- **EXERCISE DETAILS**
Extract only the first line of the listing and every line after it up to and including the one with "['10.8%', '47.3%', '11.2%', '22.8%', '2.8%', '2.0%', '3.0%']". Omit the pictures.

* Begin DATA SECTION *

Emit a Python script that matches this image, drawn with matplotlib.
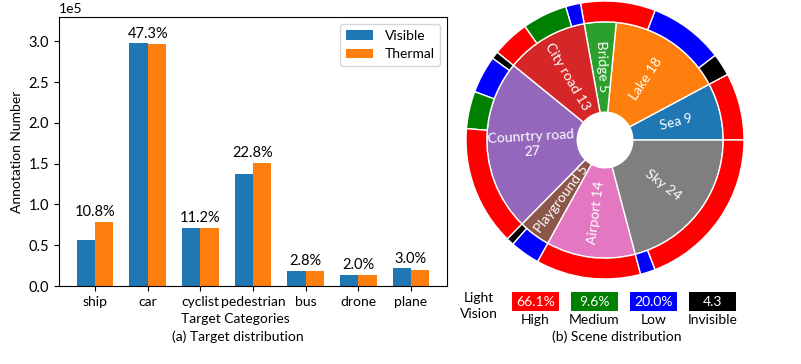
import numpy as np
import matplotlib.pyplot as plt
from matplotlib.patches import Rectangle

plt.rcParams['font.family'] = ['Lato', 'DejaVu Sans']

# (a) annotations per target category
categories = ['ship', 'car', 'cyclist', 'pedestrian', 'bus', 'drone', 'plane']
visible = [0.57e5, 2.975e5, 0.714e5, 1.37e5, 0.187e5, 0.131e5, 0.217e5]
thermal = [0.79e5, 2.966e5, 0.706e5, 1.514e5, 0.187e5, 0.138e5, 0.20e5]
share = ['10.8%', '47.3%', '11.2%', '22.8%', '2.8%', '2.0%', '3.0%']

# (b) scenes and their light conditions (outer ring, same order round the circle)
scenes = ['Sea 9', 'Lake 18', 'Bridge 5', 'City road 13', 'Counrtry road\n27',
          'Playground 5', 'Airport 14', 'Sky 24']
scene_counts = [9, 18, 5, 13, 27, 5, 14, 24]
ring_levels = ['High', 'Invisible', 'Low', 'High', 'Low', 'Medium', 'High', 'Invisible',
               'Low', 'Medium', 'High', 'Invisible', 'Low', 'High', 'Low', 'High']
ring_counts = [9, 3, 10, 10, 2, 6, 5, 1, 5, 5, 16, 1, 4, 14, 2, 22]
levels = ['High', 'Medium', 'Low', 'Invisible']
level_share = ['66.1%', '9.6%', '20.0%', '4.3']
level_colors = {'High': 'red', 'Medium': 'green', 'Low': 'blue', 'Invisible': 'black'}

W, H = 801, 364
fig = plt.figure(figsize=(W / 100, H / 100), dpi=100)

# ---- bar chart
ax = fig.add_axes([59 / W, 78 / H, 388 / W, 269 / H])
x = np.arange(len(categories))
w = 0.35
ax.bar(x - w / 2, visible, w, label='Visible')
ax.bar(x + w / 2, thermal, w, label='Thermal')
for xi, v, t, s in zip(x, visible, thermal, share):
    ax.annotate(s, (xi, max(v, t)), xytext=(0, 2), textcoords='offset points',
                ha='center', va='bottom', fontsize=10.5)
ax.set_xticks(x, categories)
ax.set_ylim(0, 3.3e5)
ax.ticklabel_format(axis='y', style='sci', scilimits=(0, 0))
ax.tick_params(labelsize=10)
ax.tick_params(axis='y', labelsize=10.5)
ax.set_ylabel('Annotation Number', fontsize=10)
ax.set_xlabel('Target Categories', fontsize=10)
ax.xaxis.set_label_coords(0.454, -0.1)
ax.legend(fontsize=10)
fig.text(238 / W, 1 - 337 / H, '(a) Target distribution', ha='center', va='center', fontsize=10)

# ---- nested pie
pax = fig.add_axes([466 / W, 85 / H, 278 / W, 278 / H])
wedges, _ = pax.pie(scene_counts, radius=0.85, startangle=0,
                    colors=[f'C{i}' for i in range(len(scenes))],
                    wedgeprops=dict(width=0.65, edgecolor='white', linewidth=1))
pax.pie(ring_counts, radius=1.0, startangle=0,
        colors=[level_colors[l] for l in ring_levels],
        wedgeprops=dict(width=0.15, edgecolor='white', linewidth=1))
pax.set_xlim(-1, 1)
pax.set_ylim(-1, 1)
for wdg, name in zip(wedges, scenes):
    mid = (wdg.theta1 + wdg.theta2) / 2
    rot = mid - 180 if 90 < mid < 270 else mid
    r = 0.53
    pax.text(r * np.cos(np.radians(mid)), r * np.sin(np.radians(mid)), name,
             rotation=rot, rotation_mode='anchor', ha='center', va='center',
             color='white', fontsize=10, linespacing=1.3)

# ---- light vision legend
fig.text(479 / W, 1 - 306 / H, 'Light\nVision', ha='center', va='center',
         fontsize=10, linespacing=1.4)
for i, (lvl, s) in enumerate(zip(levels, level_share)):
    x0 = 512 + 59 * i
    fig.patches.append(Rectangle((x0 / W, 1 - 311 / H), 47 / W, 19 / H,
                                 transform=fig.transFigure,
                                 facecolor=level_colors[lvl], edgecolor='none'))
    fig.text((x0 + 23.5) / W, 1 - 301.5 / H, s, color='white', ha='center',
             va='center', fontsize=10)
    fig.text((x0 + 23.5) / W, 1 - 319.5 / H, lvl, ha='center', va='center', fontsize=10)
fig.text(617 / W, 1 - 336.5 / H, '(b) Scene distribution', ha='center', va='center', fontsize=10)

fig.savefig('out.png', dpi=100)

* End DATA SECTION *

- **COMPLETE OUTPUT**
Emit a Python script that matches this image, drawn with matplotlib.
import numpy as np
import matplotlib.pyplot as plt
from matplotlib.patches import Rectangle

plt.rcParams['font.family'] = ['Lato', 'DejaVu Sans']

# (a) annotations per target category
categories = ['ship', 'car', 'cyclist', 'pedestrian', 'bus', 'drone', 'plane']
visible = [0.57e5, 2.975e5, 0.714e5, 1.37e5, 0.187e5, 0.131e5, 0.217e5]
thermal = [0.79e5, 2.966e5, 0.706e5, 1.514e5, 0.187e5, 0.138e5, 0.20e5]
share = ['10.8%', '47.3%', '11.2%', '22.8%', '2.8%', '2.0%', '3.0%']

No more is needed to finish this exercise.